→ **Task prompt**: Search the material for "this" and show all lines that contain it.

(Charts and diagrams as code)
——

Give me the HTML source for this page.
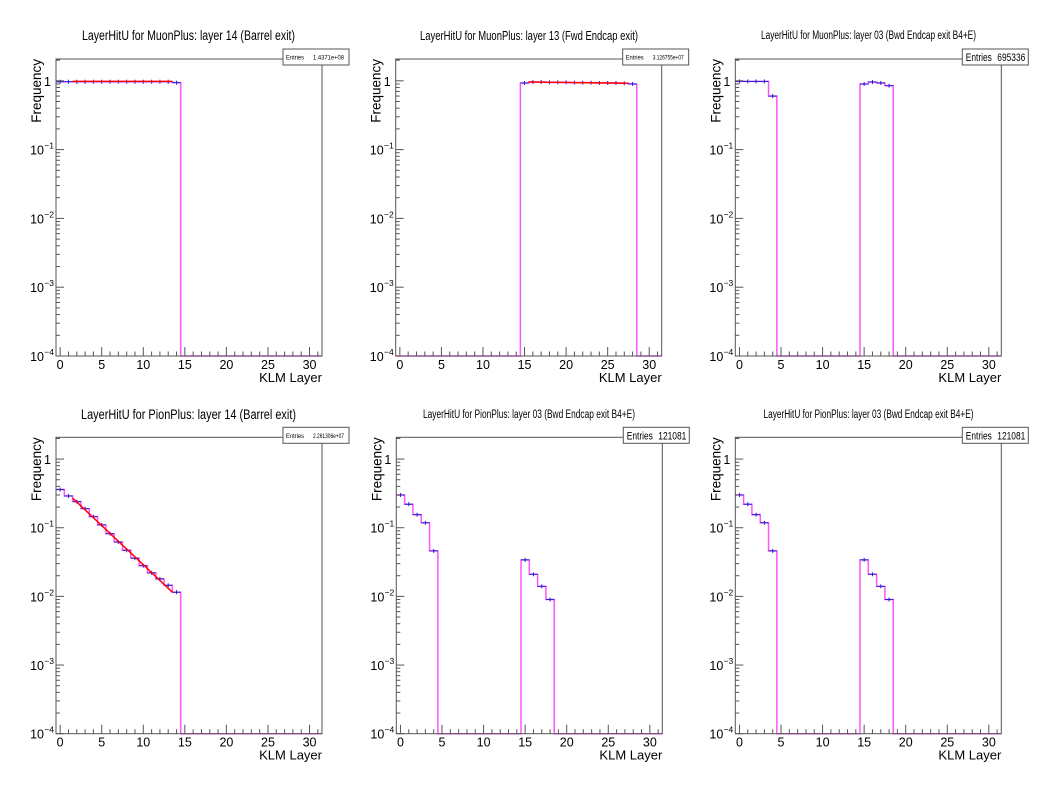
<!DOCTYPE html>
<html><head><meta charset="utf-8"><style>
html,body{margin:0;padding:0;background:#fff;}
svg{display:block;font-family:"Liberation Sans",Arial,sans-serif;}
</style></head><body>
<svg id="s" width="1058" height="794" viewBox="0 0 1058 794" xmlns="http://www.w3.org/2000/svg"></svg>
<script>
const S=document.getElementById('s');let out='';
const panels=[
 {L:56,T:59,B:356,title:"LayerHitU for MuonPlus: layer 14 (Barrel exit)",tx:188.5,ty:40,tw:213,fs:13.5,ent:"1.4371e+08",big:false,
  vals:{0:.97,1:.97,2:.97,3:.97,4:.97,5:.97,6:.97,7:.97,8:.97,9:.97,10:.97,11:.97,12:.97,13:.97,14:.94},fit:[1.5,.98,13.5,.98]},
 {L:395.7,T:59,B:356,title:"LayerHitU for MuonPlus: layer 13 (Fwd Endcap exit)",tx:529,ty:40,tw:218,fs:12.5,ent:"3.126755e+07",big:false,
  vals:{15:.93,16:.96,17:.96,18:.95,19:.95,20:.95,21:.94,22:.94,23:.94,24:.93,25:.93,26:.93,27:.92,28:.9},fit:[15.5,.96,27.5,.92]},
 {L:735.3,T:59,B:356,title:"LayerHitU for MuonPlus: layer 03 (Bwd Endcap exit B4+E)",tx:868.5,ty:39,tw:215,fs:11.5,ent:"695336",big:true,
  vals:{0:.98,1:.98,2:.98,3:.98,4:.6,15:.9,16:.96,17:.93,18:.85}},
 {L:56,T:437.3,B:733.7,title:"LayerHitU for PionPlus: layer 14 (Barrel exit)",tx:188.5,ty:419,tw:215,fs:13.5,ent:"2.261306e+07",big:false,
  vals:{0:.36,1:.29,2:.24,3:.19,4:.145,5:.11,6:.082,7:.062,8:.047,9:.036,10:.028,11:.022,12:.018,13:.0145,14:.0115},fit:[1.5,.27,13.5,.0115]},
 {L:396.3,T:437.3,B:733.7,title:"LayerHitU for PionPlus: layer 03 (Bwd Endcap exit B4+E)",tx:529,ty:418,tw:212,fs:11.5,ent:"121081",big:true,
  vals:{0:.30,1:.22,2:.155,3:.118,4:.046,15:.034,16:.021,17:.014,18:.009}},
 {L:735.3,T:437.3,B:733.7,title:"LayerHitU for PionPlus: layer 03 (Bwd Endcap exit B4+E)",tx:868.5,ty:418,tw:210,fs:11.5,ent:"121081",big:true,
  vals:{0:.30,1:.22,2:.155,3:.118,4:.046,15:.034,16:.021,17:.014,18:.009}}
];
for(const p of panels){
 const W=266,L=p.L,R=L+W,T=p.T,B=p.B;
 const dec=(B-T)/4.317;
 const X=v=>L+(v+0.5)*W/32;
 const Y=v=>B-(Math.log10(v)+4)*dec;
 out+=`<text x="${p.tx}" y="${p.ty}" font-size="${p.fs}" text-anchor="middle" textLength="${p.tw}" lengthAdjust="spacingAndGlyphs" fill="#000">${p.title}</text>`;
 let d='';let prev=null;
 for(let i=0;i<32;i++){const v=p.vals[i];const y=v?Y(v):B;
   if(prev===null){d=`M${X(i-0.5)},${y}`;} else {d+=` L${X(i-0.5)},${y}`;}
   d+=` L${X(i+0.5)},${y}`;prev=y;}
 d+=` L${X(31.5)},${B}`;
 out+=`<path d="${d}" fill="none" stroke="#f5f" stroke-width="1.5"/>`;
 for(const k in p.vals){const i=+k,y=Y(p.vals[k]);
   out+=`<line x1="${X(i-0.5)}" y1="${y}" x2="${X(i+0.5)}" y2="${y}" stroke="#22c" stroke-width="1"/>`;
   out+=`<line x1="${X(i)}" y1="${y-2}" x2="${X(i)}" y2="${y+2}" stroke="#22c" stroke-width="1"/>`;}
 if(p.fit){const f=p.fit;out+=`<line x1="${X(f[0])}" y1="${Y(f[1])}" x2="${X(f[2])}" y2="${Y(f[3])}" stroke="#f00" stroke-width="1.5"/>`;}
 out+=`<rect x="${L}" y="${T}" width="${W}" height="${B-T}" fill="none" stroke="#555" stroke-width="1"/>`;
 for(let i=0;i<=31;i++){const x=X(i),len=i%5==0?9:4.5;
   out+=`<line x1="${x}" y1="${B}" x2="${x}" y2="${B-len}" stroke="#555"/>`;
   if(i%5==0)out+=`<text x="${x}" y="${B+13}" font-size="12.5" text-anchor="middle">${i}</text>`;}
 out+=`<text x="${R}" y="${B+26}" font-size="13" text-anchor="end">KLM Layer</text>`;
 for(let e=-4;e<=0;e++){for(let m=1;m<=9;m++){const v=m*Math.pow(10,e);const y=Y(v);if(y<T)continue;
   const len=m==1?8:4;out+=`<line x1="${L}" y1="${y}" x2="${L+len}" y2="${y}" stroke="#555"/>`;}
   const y=Y(Math.pow(10,e));
   if(e==0)out+=`<text x="${L-5}" y="${y+5}" font-size="12.5" text-anchor="end">1</text>`;
   else out+=`<text x="${L-12}" y="${y+5}" font-size="12.5" text-anchor="end">10</text><text x="${L-2}" y="${y-1}" font-size="8.5" text-anchor="end">−${-e}</text>`;}
 {const yy=Y(2);if(yy>T)out+=`<line x1="${L}" y1="${yy}" x2="${L+4}" y2="${yy}" stroke="#555"/>`;}
 out+=`<text transform="translate(${L-15},${T}) rotate(-90)" font-size="13.5" text-anchor="end">Frequency</text>`;
 const bx=R-39,by=T-10,bw=66,bh=16;
 out+=`<rect x="${bx}" y="${by}" width="${bw}" height="${bh}" fill="#fff" stroke="#555"/>`;
 if(p.big){out+=`<text x="${bx+3.5}" y="${by+12}" font-size="11" textLength="26" lengthAdjust="spacingAndGlyphs">Entries</text><text x="${bx+35}" y="${by+12}" font-size="11" textLength="28" lengthAdjust="spacingAndGlyphs">${p.ent}</text>`;}
 else{out+=`<text x="${bx+3}" y="${by+10.5}" font-size="6.5" textLength="18" lengthAdjust="spacingAndGlyphs">Entries</text><text x="${bx+30}" y="${by+10.5}" font-size="6.5" textLength="31" lengthAdjust="spacingAndGlyphs">${p.ent}</text>`;}
}
S.innerHTML=out;
</script>
</body></html>
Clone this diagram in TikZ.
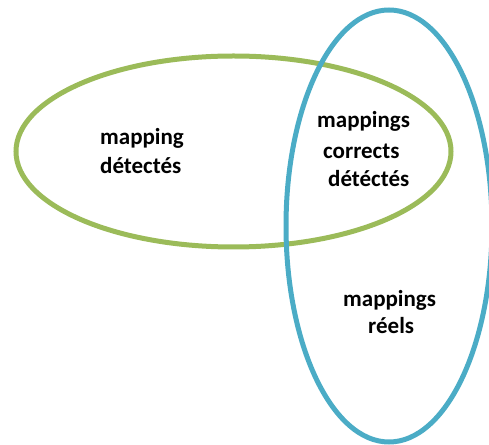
\documentclass[tikz,border=0pt]{standalone}
\usepackage{fontspec}
\setmainfont{Carlito}
\definecolor{vgreen}{HTML}{9BBB59}
\definecolor{vblue}{HTML}{4BACC6}
\begin{document}
\begin{tikzpicture}[x=1pt,y=1pt,
  ring/.style={line width=5pt},
  lbl/.style={anchor=base west,inner sep=0pt,font=\fontsize{23}{28}\selectfont\bfseries}]
\useasboundingbox (0,0) rectangle (489,444);
\clip (0,0) rectangle (489,444);
\draw[ring,vgreen] (233.5,292.5) ellipse [x radius=217.5, y radius=95.5];
\draw[ring,vblue] (389,218) ellipse [x radius=103, y radius=216];
\node[lbl] (a1) at (100,299) {mapping};
\node[lbl] (a2) at (100,270) {détectés};
\node[lbl] (b1) at (317,316) {mappings};
\node[lbl] (b2) at (323,285) {corrects};
\node[lbl] (b3) at (328,257) {détéctés};
\node[lbl] (c1) at (343,137) {mappings};
\node[lbl] (c2) at (368,110) {réels};
\end{tikzpicture}
\end{document}
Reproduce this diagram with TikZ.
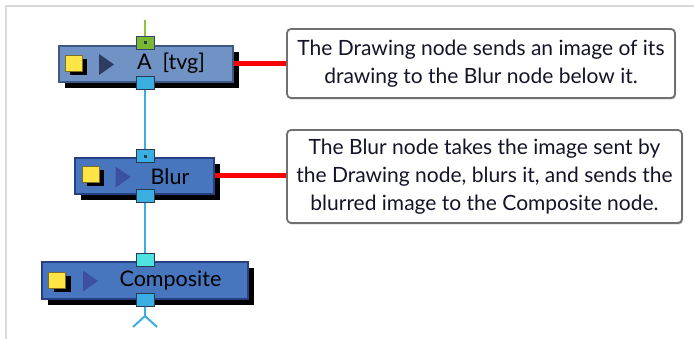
\documentclass[tikz,border=0pt]{standalone}
\usepackage{fontspec}
\setmainfont{Lato}
\usetikzlibrary{shadows,shapes.geometric}
\definecolor{frameline}{RGB}{217,217,217}
\definecolor{tvgfill}{RGB}{112,146,196}
\definecolor{tvgline}{RGB}{62,88,130}
\definecolor{nodefill}{RGB}{72,118,190}
\definecolor{nodeline}{RGB}{40,64,130}
\definecolor{portline}{RGB}{40,60,80}
\definecolor{portblue}{RGB}{58,174,224}
\definecolor{portgreen}{RGB}{122,184,52}
\definecolor{portcyan}{RGB}{78,226,226}
\definecolor{wiregreen}{RGB}{140,200,60}
\definecolor{flagyellow}{RGB}{255,228,70}
\definecolor{flagline}{RGB}{120,110,40}
\definecolor{tridark}{RGB}{45,60,95}
\definecolor{triblue}{RGB}{60,80,160}
\definecolor{noteline}{RGB}{112,112,112}
\definecolor{notetext}{RGB}{20,20,40}
\begin{document}
\begin{tikzpicture}[x=1pt,y=-1pt,
  nodebox/.style={draw,line width=1.5pt,minimum height=36pt,inner sep=0pt,
    drop shadow={shadow xshift=6pt,shadow yshift=-6pt,fill=black,opacity=1}},
  port/.style={draw=portline,line width=1pt,minimum width=18pt,minimum height=13pt,inner sep=0pt},
  portdot/.style={fill=portline,minimum size=3pt,inner sep=0pt},
  flag/.style={draw=flagline,line width=0.8pt,fill=flagyellow,minimum width=17pt,minimum height=16pt,inner sep=0pt,
    drop shadow={shadow xshift=5pt,shadow yshift=-4pt,fill=black,opacity=1}},
  play/.style={isosceles triangle,isosceles triangle apex angle=70,minimum height=15pt,inner sep=0pt},
  label/.style={font=\fontsize{21.5}{24}\selectfont,text=black},
  wire/.style={portblue,line width=2pt},
  callout/.style={red,line width=5pt},
  note/.style={draw=noteline,line width=1.8pt,rounded corners=4pt,fill=white,align=center,inner sep=0pt,
    text=notetext,font=\fontsize{21}{28}\selectfont,
    drop shadow={shadow xshift=1pt,shadow yshift=-1.5pt,fill=gray,opacity=0.5}}]
  \useasboundingbox (0,0) rectangle (694,339);
  \draw[frameline,line width=2pt] (6,339) -- (6,6) -- (694,6);

  % drawing node
  \node[nodebox,draw=tvgline,fill=tvgfill,minimum width=174pt] (tvg) at (146,64) {};
  \node[flag] (tvgflag) at (73.5,63) {};
  \node[play,fill=tridark] (tvgplay) at (104.5,64.5) {};
  \node[label] (tvglabel) at (171,63) {A\ \ [tvg]};
  \node[port,draw=tvgline!80!black,fill=portgreen] (tvgin) at (145,43) {};
  \node[portdot] at (tvgin) {};
  \node[port,fill=portblue] (tvgout) at (145,83) {};
  \coordinate (top) at (145,20);

  % blur node
  \node[nodebox,draw=nodeline,fill=nodefill,minimum width=139pt] (blur) at (144.5,176) {};
  \node[flag] (blurflag) at (90.5,174.5) {};
  \node[play,fill=triblue] (blurplay) at (121,177) {};
  \node[label] (blurlabel) at (170,177) {Blur};
  \node[port,fill=portblue] (blurin) at (145,156.5) {};
  \node[portdot] at (blurin) {};
  \node[port,fill=portblue] (blurout) at (145,196) {};

  % composite node
  \node[nodebox,draw=nodeline,fill=nodefill,minimum width=206pt,minimum height=37pt] (comp) at (145,280.5) {};
  \node[flag] (compflag) at (57,280) {};
  \node[play,fill=triblue] (compplay) at (88.5,281) {};
  \node[label] (complabel) at (170.5,281) {Composite};
  \node[port,fill=portcyan] (compin) at (145,260.5) {};
  \node[port,fill=portblue] (compout) at (145,300) {};
  \coordinate (split) at (145,316);
  \coordinate (splitl) at (133,327);
  \coordinate (splitr) at (157,327);

  % wires
  \draw[wiregreen,line width=2pt] (top) -- (tvgin.north);
  \draw[wire] (tvgout.south) -- (blurin.north);
  \draw[wire] (blurout.south) -- (compin.north);
  \draw[wire] (compout.south) -- (split) -- (splitl);
  \draw[wire] (split) -- (splitr);

  % notes
  \node[note,minimum width=388pt,minimum height=69pt] (note1) at (481,63.5)
    {The Drawing node sends an image of its\\drawing to the Blur node below it.};
  \node[note,minimum width=395pt,minimum height=93pt] (note2) at (484.5,176.5)
    {The Blur node takes the image sent by\\the Drawing node, blurs it, and sends the\\blurred image to the Composite node.};
  \draw[callout] (tvg.east) -- (tvg.east -| note1.west);
  \draw[callout] (blur.east) -- (blur.east -| note2.west);
\end{tikzpicture}
\end{document}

——

→ **Final result**:
Give me the HTML source for this page.
Clone this diagram in TikZ.
Reproduce this diagram with TikZ.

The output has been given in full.